More Wheeze With PCBs

Asthma in children may get worse when exposed to toxic chemicals in household products

(RxWiki News) There's more reason not to sniff the paint. Or let your kids play with wires. Children with asthma who are exposed to products with polychlorinated biphenyls (PCBs) could feel worse.

This means if you have household products from the 70's or earlier, check them for PCBs.

"Take time to learn about environmental risks around your home."

PCBs are man-made, toxic chemicals known as chlorinated hydrocarbons. They were regularly used in paint, lubricants, and electrical equipment from the 1930's through the 1970's when they were banned.

Since they cannot break down easily, they still exist in the environment. When they do break down, they can be spread through water and the air.

The study, led by Peter Sly, PhD, a professor at the University of Queensland in Australia, included 240 children with asthma.

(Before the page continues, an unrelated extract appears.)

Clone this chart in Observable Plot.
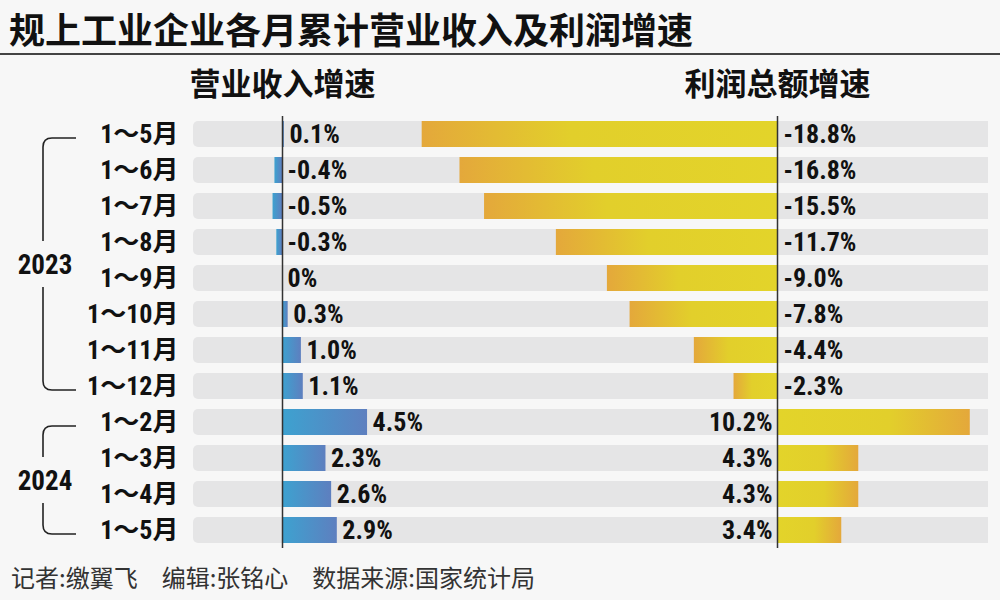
<!DOCTYPE html>
<html><head><meta charset="utf-8">
<script src="https://cdn.jsdelivr.net/npm/d3@7"></script>
<script src="https://cdn.jsdelivr.net/npm/@observablehq/plot@0.6"></script>
<style>
body{margin:0;background:#f7f7f7;width:1000px;height:600px;overflow:hidden;font-family:"Noto Sans CJK SC",sans-serif;position:relative;}
#title{position:absolute;left:9px;top:2px;font-size:36px;font-weight:700;color:#111;white-space:nowrap;}
#rule{position:absolute;left:0;top:53px;width:1000px;height:2px;background:#444;}
#chart{position:absolute;left:0;top:56px;}
#footer{position:absolute;left:11px;top:559px;font-size:24px;color:#333;white-space:nowrap;}
#footer span{margin-right:24px;}
</style></head>
<body>
<div id="title">规上工业企业各月累计营业收入及利润增速</div>
<div id="rule"></div>
<div id="chart"></div>
<div id="footer"><span>记者:缴翼飞</span><span>编辑:张铭心</span><span>数据来源:国家统计局</span></div>
<script>
// ---- data ----
const years = ["2023","2023","2023","2023","2023","2023","2023","2023","2024","2024","2024","2024"];
const months = ["1～5月","1～6月","1～7月","1～8月","1～9月","1～10月","1～11月","1～12月","1～2月","1～3月","1～4月","1～5月"];
const revenue = [0.1,-0.4,-0.5,-0.3,0,0.3,1.0,1.1,4.5,2.3,2.6,2.9];
const profit = [-18.8,-16.8,-15.5,-11.7,-9.0,-7.8,-4.4,-2.3,10.2,4.3,4.3,3.4];
const headers = ["营业收入增速","利润总额增速"];
const yearGroups = ["2023","2024"];

// ---- layout constants (pixels) ----
const PX = 18.9;            // pixels per percentage point
const LEFT = 193, RIGHT = 988, REV0 = 282, PROF0 = 777;
const XMIN = -(REV0 - LEFT) / PX;
const XMAX = (RIGHT - REV0) / PX;
const OFF = (PROF0 - REV0) / PX;   // profit panel zero, in % units

const NUM = '"Liberation Sans Narrow","Roboto Condensed","Noto Sans CJK SC",sans-serif';
const fmt = v => v === 0 ? "0%" : v.toFixed(1) + "%";

const rows = months.map((m, i) => ({key: years[i] + "|" + m, year: years[i], month: m, rev: revenue[i], prof: profit[i]}));

function defs() {
  const d = d3.create("svg:defs");
  const grad = (id, stops) => {
    const g = d.append("linearGradient").attr("id", id).attr("x1", 0).attr("x2", 1).attr("y1", 0).attr("y2", 0);
    stops.forEach(([o, c]) => g.append("stop").attr("offset", o).attr("stop-color", c));
  };
  grad("revGrad", [[0, "#3da2d0"], [1, "#5e7fbf"]]);
  grad("profNeg", [[0, "#e4a83b"], [0.42, "#e2cf2b"], [1, "#e3d42a"]]);
  grad("profPos", [[0, "#e3d42a"], [0.58, "#e2cf2b"], [1, "#e4a83b"]]);
  return d.node();
}

function brackets(index, scales) {
  const g = d3.create("svg:g").attr("fill", "none");
  const bw = scales.y.bandwidth ? scales.y.bandwidth() : 0;
  yearGroups.forEach(yr => {
    const rs = rows.filter(r => r.year === yr);
    const yTop = scales.y(rs[0].key) + bw / 2 + 4;
    const yBot = scales.y(rs[rs.length - 1].key) + bw / 2 + 4;
    const yMid = (yTop + yBot) / 2;
    const xv = 43, xe = 76, r = 9, gap = 23;
    g.append("path")
      .attr("d", `M${xe},${yTop}H${xv + r}Q${xv},${yTop} ${xv},${yTop + r}V${yMid - gap}M${xv},${yMid + gap}V${yBot - r}Q${xv},${yBot} ${xv + r},${yBot}H${xe}`)
      .attr("stroke", "#222").attr("stroke-width", 1.6);
    g.append("text").attr("x", xv + 2).attr("y", yMid).attr("dy", "0.36em")
      .attr("text-anchor", "middle").attr("fill", "#111")
      .attr("font-family", NUM).attr("font-weight", 700).attr("font-size", 27)
      .text(yr);
  });
  return g.node();
}

const plot = Plot.plot({
  width: 1000,
  height: 496,
  marginLeft: LEFT,
  marginRight: 1000 - RIGHT,
  marginTop: 60,
  marginBottom: 4,
  style: {background: "transparent", fontFamily: NUM, overflow: "visible"},
  x: {domain: [XMIN, XMAX], axis: null},
  y: {domain: rows.map(d => d.key), paddingInner: 0.28, paddingOuter: 0, axis: null},
  marks: [
    defs,
    Plot.barX(rows, {x1: XMIN, x2: XMAX + 2, y: "key", fill: "#e5e5e6", rx: 5, clip: true}),
    Plot.barX(rows, {x1: 0, x2: "rev", y: "key", fill: "url(#revGrad)"}),
    Plot.barX(rows.filter(d => d.prof < 0), {x1: d => OFF + d.prof, x2: OFF, y: "key", fill: "url(#profNeg)"}),
    Plot.barX(rows.filter(d => d.prof >= 0), {x1: OFF, x2: d => OFF + d.prof, y: "key", fill: "url(#profPos)"}),
    Plot.ruleX([0, OFF], {stroke: "#333", strokeWidth: 1.5}),
    Plot.text(rows, {x: d => Math.max(d.rev, 0), y: "key", text: d => fmt(d.rev), textAnchor: "start", dx: 5, fontSize: 26, fontWeight: 700, fill: "#111"}),
    Plot.text(rows.filter(d => d.prof < 0), {x: OFF, y: "key", text: d => fmt(d.prof), textAnchor: "start", dx: 6, fontSize: 26, fontWeight: 700, fill: "#111"}),
    Plot.text(rows.filter(d => d.prof >= 0), {x: OFF, y: "key", text: d => fmt(d.prof), textAnchor: "end", dx: -5, fontSize: 26, fontWeight: 700, fill: "#111"}),
    Plot.text(rows, {frameAnchor: "left", y: "key", text: "month", textAnchor: "end", dx: -15, fontSize: 26, fontWeight: 700, fill: "#111"}),
    Plot.text(headers, {x: (d, i) => i === 0 ? 0 : OFF, frameAnchor: "top", lineAnchor: "middle", dy: -31, text: d => d, fontSize: 31, fontWeight: 700, fill: "#111", fontFamily: '"Noto Sans CJK SC",sans-serif'}),
    brackets
  ]
});
document.getElementById("chart").appendChild(plot);
</script>
</body></html>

All the kids were 14 years old.

They measured the levels of PCBs and three pesticides found in their blood, along with how much each child wheezed, a common symptom of asthma.

The odds that the wheeze was present in the kids exposed to PCBs were 1.6 times higher than the odds that the wheeze was present in kids not exposed, the researchers found.

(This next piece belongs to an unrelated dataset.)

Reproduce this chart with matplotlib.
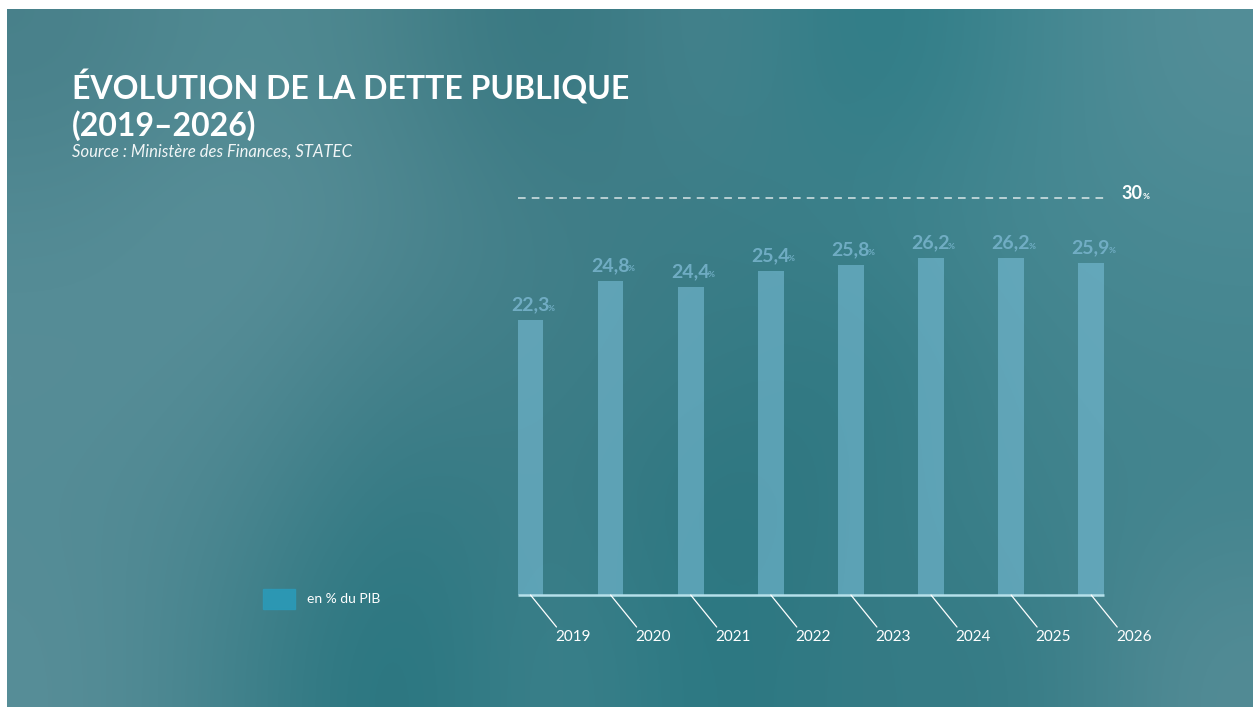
import matplotlib
matplotlib.use("Agg")
import matplotlib.pyplot as plt
import numpy as np
from matplotlib.patches import Rectangle

plt.rcParams['font.family'] = ['Lato', 'DejaVu Sans']

# data
years = ["2019", "2020", "2021", "2022", "2023", "2024", "2025", "2026"]
dette_pib = [22.3, 24.8, 24.4, 25.4, 25.8, 26.2, 26.2, 25.9]
value_labels = ["22,3", "24,8", "24,4", "25,4", "25,8", "26,2", "26,2", "25,9"]
seuil = 30
seuil_label = "30"

W, H = 1253, 707
fig = plt.figure(figsize=(W / 100, H / 100), dpi=100)
fig.patch.set_facecolor("white")

# blurry teal backdrop (hand-picked colour grid, smoothed)
bg = np.array([
    [(72, 128, 138), (82, 140, 148), (74, 132, 140), (50, 116, 126), (75, 134, 144), (42, 122, 132), (64, 134, 144), (84, 142, 152)],
    [(82, 138, 148), (92, 145, 155), (80, 136, 146), (66, 126, 136), (58, 124, 134), (62, 130, 140), (70, 136, 146), (74, 138, 148)],
    [(88, 142, 152), (84, 140, 150), (68, 128, 138), (62, 126, 136), (56, 124, 134), (46, 120, 130), (66, 132, 142), (70, 134, 144)],
    [(84, 140, 150), (76, 134, 144), (48, 120, 130), (62, 126, 136), (42, 116, 126), (52, 122, 132), (62, 130, 140), (66, 132, 142)],
    [(88, 142, 152), (66, 130, 140), (34, 114, 124), (66, 132, 142), (38, 118, 128), (56, 124, 134), (50, 122, 132), (84, 140, 150)],
]) / 255.0
bg_ax = fig.add_axes([7 / W, 0, 1 - 7 / W, (H - 9) / H])
bg_ax.imshow(bg, aspect="auto", interpolation="bicubic")
bg_ax.axis("off")

# chart axes: bar centres at 530 + 80.1*i px, baseline 595 px (=5), top 198 px (=30)
step = 80.1
x0 = 530.5 - 0.5 * step
ax = fig.add_axes([x0 / W, (H - 595) / H, 8 * step / W, (595 - 198) / H])
ax.set_xlim(-0.5, 7.5)
ax.set_ylim(5, 30)
ax.axis("off")
ax.patch.set_alpha(0)

x = np.arange(len(years))
bw = 0.32
ax.bar(x, dette_pib, width=bw, color="#78bdd6", alpha=0.6, zorder=2)

# baseline
ax.plot([-bw / 2, len(years) - 1 + bw / 2], [5, 5], color="#b5e0ea", lw=1.8,
        clip_on=False, zorder=3, solid_capstyle="butt")

# 30% reference line
ax.plot([-bw / 2, len(years) - 1 + bw / 2], [seuil, seuil], color="white", alpha=0.8,
        lw=1.1, ls=(0, (5, 4)), clip_on=False)
ax.annotate(seuil_label, (len(years) - 1 + bw / 2, seuil), xytext=(28, -1),
            textcoords="offset points", ha="right", va="baseline", color="white",
            fontsize=13, fontweight="bold", annotation_clip=False)
ax.annotate("%", (len(years) - 1 + bw / 2, seuil), xytext=(27.5, -1),
            textcoords="offset points", ha="left", va="baseline", color="white",
            fontsize=6, fontweight="bold", annotation_clip=False)

# value labels
for i, (v, lbl) in enumerate(zip(dette_pib, value_labels)):
    ax.annotate(lbl, (i, v), xytext=(13.5, 7), textcoords="offset points",
                ha="right", va="baseline", color="#76b2ca", alpha=0.9,
                fontsize=14, fontweight="bold")
    ax.annotate("%", (i, v), xytext=(12.3, 7), textcoords="offset points",
                ha="left", va="baseline", color="#76b2ca", alpha=0.9,
                fontsize=6, fontweight="bold")

# slanted ticks and years
for i, yr in enumerate(years):
    ax.annotate("", xy=(i, 5), xytext=(i + 26 / step, 5 - 32 / 15.88),
                arrowprops=dict(arrowstyle="-", color="white", lw=0.9, shrinkA=0, shrinkB=0),
                annotation_clip=False)
    ax.annotate(yr, (i, 5), xytext=(30.5, -30), textcoords="offset points",
                ha="center", va="center", color="white", fontsize=11,
                annotation_clip=False)

# titles
fig.text(72 / W, 1 - 87 / H, "ÉVOLUTION DE LA DETTE PUBLIQUE", color="white",
         fontsize=23, fontweight="bold", ha="left", va="center")
fig.text(72 / W, 1 - 126 / H, "(2019–2026)", color="white",
         fontsize=23, fontweight="bold", ha="left", va="center")
fig.text(72 / W, 1 - 152 / H, "Source : Ministère des Finances, STATEC", color="white",
         alpha=0.92, fontsize=12, style="italic", ha="left", va="center")

# legend
fig.patches.append(Rectangle((263 / W, 1 - 609 / H), 32 / W, 20 / H,
                             transform=fig.transFigure, color="#2b9ab8", alpha=0.9))
fig.text(307 / W, 1 - 599 / H, "en % du PIB", color="white", fontsize=10,
         ha="left", va="center")

fig.savefig("out.png", dpi=100)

The results are still in the preliminary stages and need to be reviewed.

They also suggest that there's a stronger link between PCBs and wheeze in those with non-allergic asthma.

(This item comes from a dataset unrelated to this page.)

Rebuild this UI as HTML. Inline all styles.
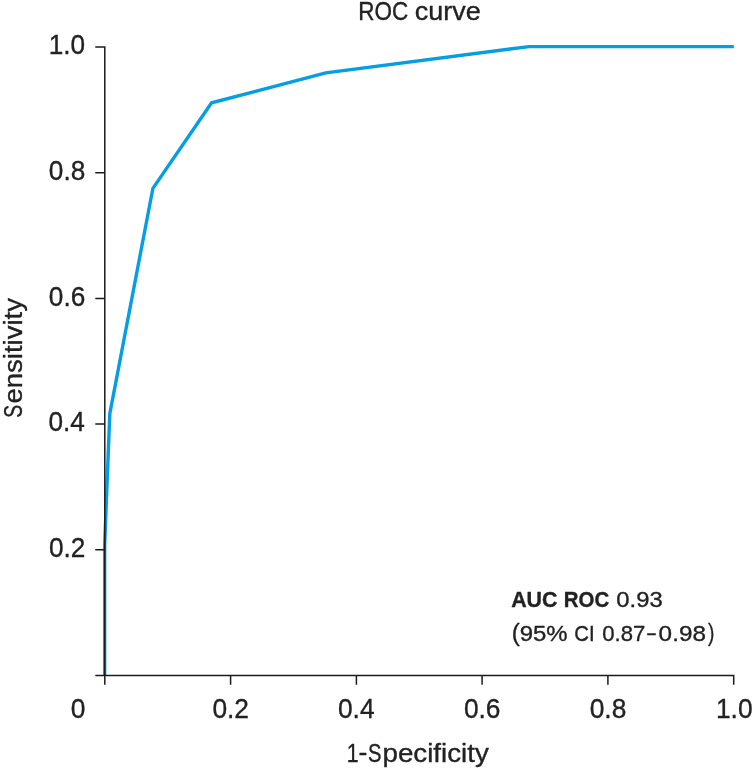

“Despite PCBs being banned from use in many countries, people are still suffering from the effects of these toxic substances," Dr. Sly said in a press release.

"Our findings suggest that people with high levels of the chemicals in their blood stream are suffering from higher levels of wheeze, a common asthma symptom."

The study was presented Sept. 2 at the European Respiratory Society's Annual Congress in Vienna.